Al cabo de esos años, la silla resbaló una noche y dio con ella en el suelo. A causa de la caída se hizo una fisura en el codo. No le enyesaron el brazo, tan sólo le pusieron un cabestrillo y le mandaron unos ejercicios, que, con la supervisión de un fisioterapeuta, debía hacer a diario en una sala del ambulatorio. Yo la llevaba y la traía todas las tardes en el coche. Una de estas tardes, al llegar a casa, vimos que unas vecinas estaban pintando el zaguán. Ella, señalando el bar de enfrente, les dijo: «Venga, chicas, que os invito a un café». Pero realmente estaban pintando el zaguán. Fue entonces: algo como una sábana transparente, enorme, descendió y cubrió la escena, haciéndola difusa y vibrátil, duradera y significativa. Un instante que puedo revivir cuando se me antoja, como si el tiempo, sin poder pasar por encima de él, hubiera hecho un meandro. Tras la negativa de las vecinas al café, hubo esa pausa en que todo cobró un aura temblorosa y yo me noté muy alto, y ella no insistió, inmediatamente cambió de propósito, hizo una mueca, sus pasos cortos hacia el bar, la muleta, el bolso, el brazo roto, me inundaron de paz; la renuncia (la renuncia por imposición, más que por devoción ascética) era el gesto más verdadero y maravilloso al que podía aspirar un ser humano.

A los dos días, de repente, tuvo una crisis respiratoria. Fuimos corriendo al hospital. Enseguida se la llevaron pasillo adentro. Unas horas más tarde nos avisaron: la habían trasladado a la UVI. Llamé por teléfono a mi hermana, que por entonces ya llevaba varios años de casada, la informé de todo y la convencí de que no viniera. Minutos después, el médico nos mandó llamar a mi padre y a mí para decirnos que había complicaciones muy serias; de momento, la respiración asistida no daba el resultado deseable, además, algunos órganos vitales estaban fallando. Añadió que haría lo posible, que iba a velar pendiente de la evolución minuto a minuto durante toda la noche, e insistió varias veces, contradiciéndonos, en que era inútil que permaneciéramos allí, mejor irse a casa tranquilos y volver a primera hora de la mañana; si antes había alguna novedad nos llamarían.
Una vez en casa, me senté al lado del teléfono, deseando que no sonara, imaginando que por la mañana nos presentábamos en el hospital y nos decían que la cosa había mejorado. Mi padre se tumbó en el sofá, delante de mí. Encendí la lámpara, cogí de la mesa un libro de sopas y lo hojeé.
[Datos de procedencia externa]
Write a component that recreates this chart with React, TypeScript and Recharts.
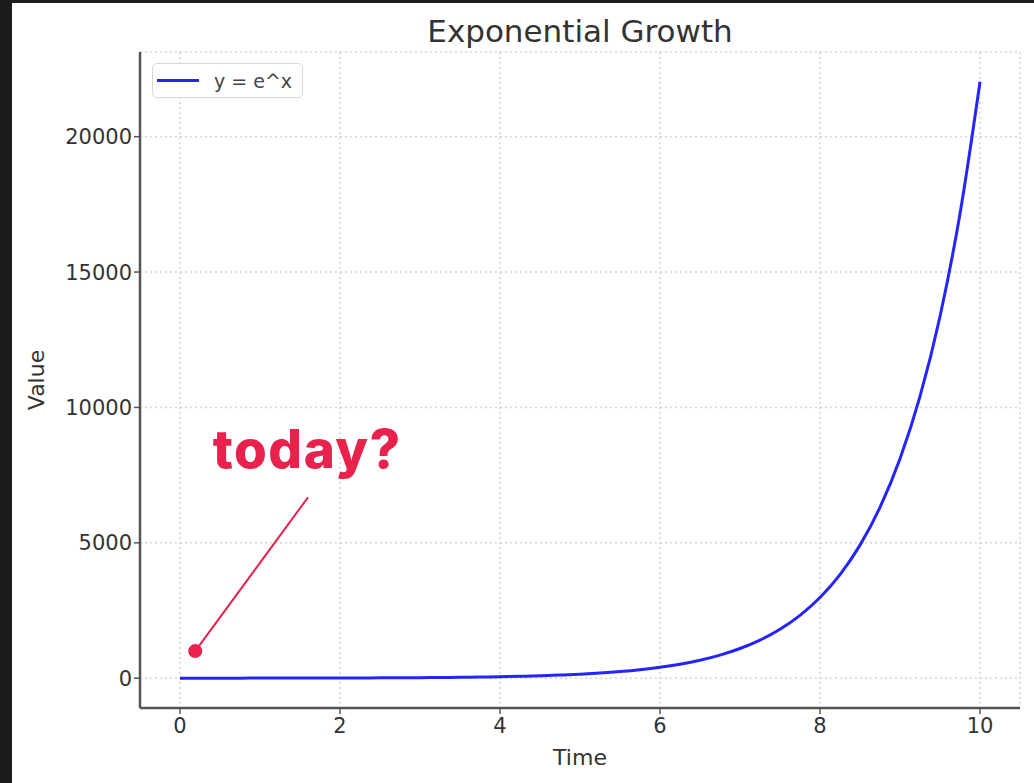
import {
    LineChart,
    Line,
    XAxis,
    YAxis,
    CartesianGrid,
    Legend,
    ReferenceDot,
    ReferenceLine,
} from 'recharts';

// time steps and the curve's values
const times = [
    0, 0.25, 0.5, 0.75, 1, 1.25, 1.5, 1.75, 2, 2.25, 2.5, 2.75, 3, 3.25, 3.5, 3.75, 4, 4.25, 4.5, 4.75,
    5, 5.25, 5.5, 5.75, 6, 6.25, 6.5, 6.75, 7, 7.25, 7.5, 7.75, 8, 8.25, 8.5, 8.75, 9, 9.25, 9.5, 9.75, 10,
];
const values = [
    1, 1.28, 1.65, 2.12, 2.72, 3.49, 4.48, 5.75, 7.39, 9.49, 12.2, 15.6, 20.1, 25.8, 33.1, 42.5, 54.6,
    70.1, 90, 116, 148, 191, 245, 314, 403, 518, 665, 854, 1097, 1408, 1808, 2322, 2981, 3828, 4915,
    6311, 8103, 10405, 13360, 17154, 22026,
];
const xTicks = [0, 2, 4, 6, 8, 10];
const yTicks = [0, 5000, 10000, 15000, 20000];

// annotation anchors (data coordinates)
const todayDot = { x: 0.19, y: 1000 };
const todayLineEnd = { x: 1.6, y: 6680 };
const todayText = { x: 0.41, y: 7770 };

const data = times.map((t, i) => ({ time: t, value: values[i] }));

const FONT = '"DejaVu Sans", sans-serif';
const RED = '#e8214d';
const BLUE = '#2424ff';

function LegendBox() {
    return (
        <div
            style={{
                boxSizing: 'border-box',
                width: 151,
                height: 35,
                border: '1.5px solid #d8d8d8',
                borderRadius: 5,
                background: '#fff',
                display: 'flex',
                alignItems: 'center',
                paddingLeft: 4,
            }}
        >
            <span style={{ display: 'inline-block', width: 42, height: 3, background: BLUE, marginRight: 15 }} />
            <span style={{ fontFamily: FONT, fontSize: 19, color: '#444' }}>y = e^x</span>
        </div>
    );
}

export default function App() {
    return (
        <div style={{ position: 'absolute', left: 0, top: 0, width: 1034, height: 783, background: '#1c1c1c' }}>
            <div style={{ position: 'absolute', left: 12, top: 3, width: 1022, height: 780, background: '#fff' }} />
            <div
                style={{
                    position: 'absolute',
                    left: 380,
                    top: 16,
                    width: 400,
                    textAlign: 'center',
                    fontFamily: FONT,
                    fontSize: 31,
                    lineHeight: '31px',
                    color: '#333',
                }}
            >
                Exponential Growth
            </div>
            <div style={{ position: 'absolute', left: 0, top: 0 }}>
                <LineChart width={1034} height={783} data={data} margin={{ top: 52, right: 14, left: 40, bottom: 35 }}>
                    <CartesianGrid stroke="#d4d4d4" strokeDasharray="2 3" strokeWidth={1.5} />
                    <XAxis
                        dataKey="time"
                        type="number"
                        domain={[-0.5, 10.5]}
                        ticks={xTicks}
                        allowDataOverflow
                        height={40}
                        tickSize={6}
                        tickMargin={4}
                        axisLine={{ stroke: '#555', strokeWidth: 2.5 }}
                        tickLine={{ stroke: '#555', strokeWidth: 1.5 }}
                        tick={{ fill: '#333', fontSize: 21, fontFamily: FONT }}
                        label={{
                            value: 'Time',
                            content: (p: any) => (
                                <text
                                    x={p.viewBox.x + p.viewBox.width / 2}
                                    y={765}
                                    textAnchor="middle"
                                    fill="#333"
                                    fontSize={22}
                                    fontFamily={FONT}
                                >
                                    Time
                                </text>
                            ),
                        }}
                    />
                    <YAxis
                        type="number"
                        domain={[-1101, 23127]}
                        ticks={yTicks}
                        allowDataOverflow
                        width={100}
                        tickSize={6}
                        axisLine={{ stroke: '#555', strokeWidth: 2.5 }}
                        tickLine={{ stroke: '#555', strokeWidth: 1.5 }}
                        tick={{ fill: '#333', fontSize: 21, fontFamily: FONT }}
                        label={{
                            value: 'Value',
                            content: (p: any) => (
                                <text
                                    transform={`translate(44, ${p.viewBox.y + p.viewBox.height / 2}) rotate(-90)`}
                                    textAnchor="middle"
                                    fill="#333"
                                    fontSize={22}
                                    fontFamily={FONT}
                                >
                                    Value
                                </text>
                            ),
                        }}
                    />
                    <Legend
                        layout="horizontal"
                        verticalAlign="middle"
                        align="center"
                        wrapperStyle={{ left: 152, top: 63, width: 'auto' }}
                        content={() => <LegendBox />}
                    />
                    <Line
                        type="monotone"
                        dataKey="value"
                        name="y = e^x"
                        stroke={BLUE}
                        strokeWidth={3}
                        dot={false}
                        isAnimationActive={false}
                    />
                    <ReferenceLine
                        segment={[todayDot, todayLineEnd]}
                        stroke={RED}
                        strokeWidth={2}
                        ifOverflow="visible"
                    />
                    <ReferenceDot x={todayDot.x} y={todayDot.y} r={7} fill={RED} stroke="none" />
                    <ReferenceDot
                        x={todayText.x}
                        y={todayText.y}
                        shape={(p: any) => (
                            <text
                                x={p.cx}
                                y={p.cy}
                                fill={RED}
                                fontSize={53}
                                fontWeight={800}
                                fontFamily="Inter, sans-serif"
                                letterSpacing={1.5}
                            >
                                today?
                            </text>
                        )}
                    />
                </LineChart>
            </div>
        </div>
    );
}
Cada página contenía una, y las que estaban hechas o empezadas aparecían salpicadas de manchas de café y de quemaduras de cigarro. Entre ellas, las había sin hacer, sin llagar, pues se saltaba las que, a un primer vistazo, no le gustaban. Me di cuenta de que había un trozo de libro intacto, y pensé que tantas páginas seguidas que no le habían gustado eran demasiadas y que, por lo tanto, debían tener algo en común. Así era: las palabras que había que buscar eran partes de un algo: de un árbol, de un reloj, de un ordenador, de un río, etc. Me pasé un rato explicándome el porqué de ese rechazo por las partes. Después cogí un bolígrafo y empecé a hacer la del reloj. Pero, sobre las tres, sonó el teléfono. Me pareció que mi padre saltó del sofá por lo menos un segundo antes del primer tono. Al punto de descolgar, supuse que llevaba varias horas muerta, que ya lo estaba cuando el médico nos dijo que iba a velar pendiente de la evolución minuto a minuto durante toda la noche, y que nos había preparado para darnos la noticia; y otra vez me noté muy alto, más alto incluso que hacía un par de días mientras las vecinas pintaban el zaguán, y pude ver el curso de los últimos diez años y una multitud de meandros en él.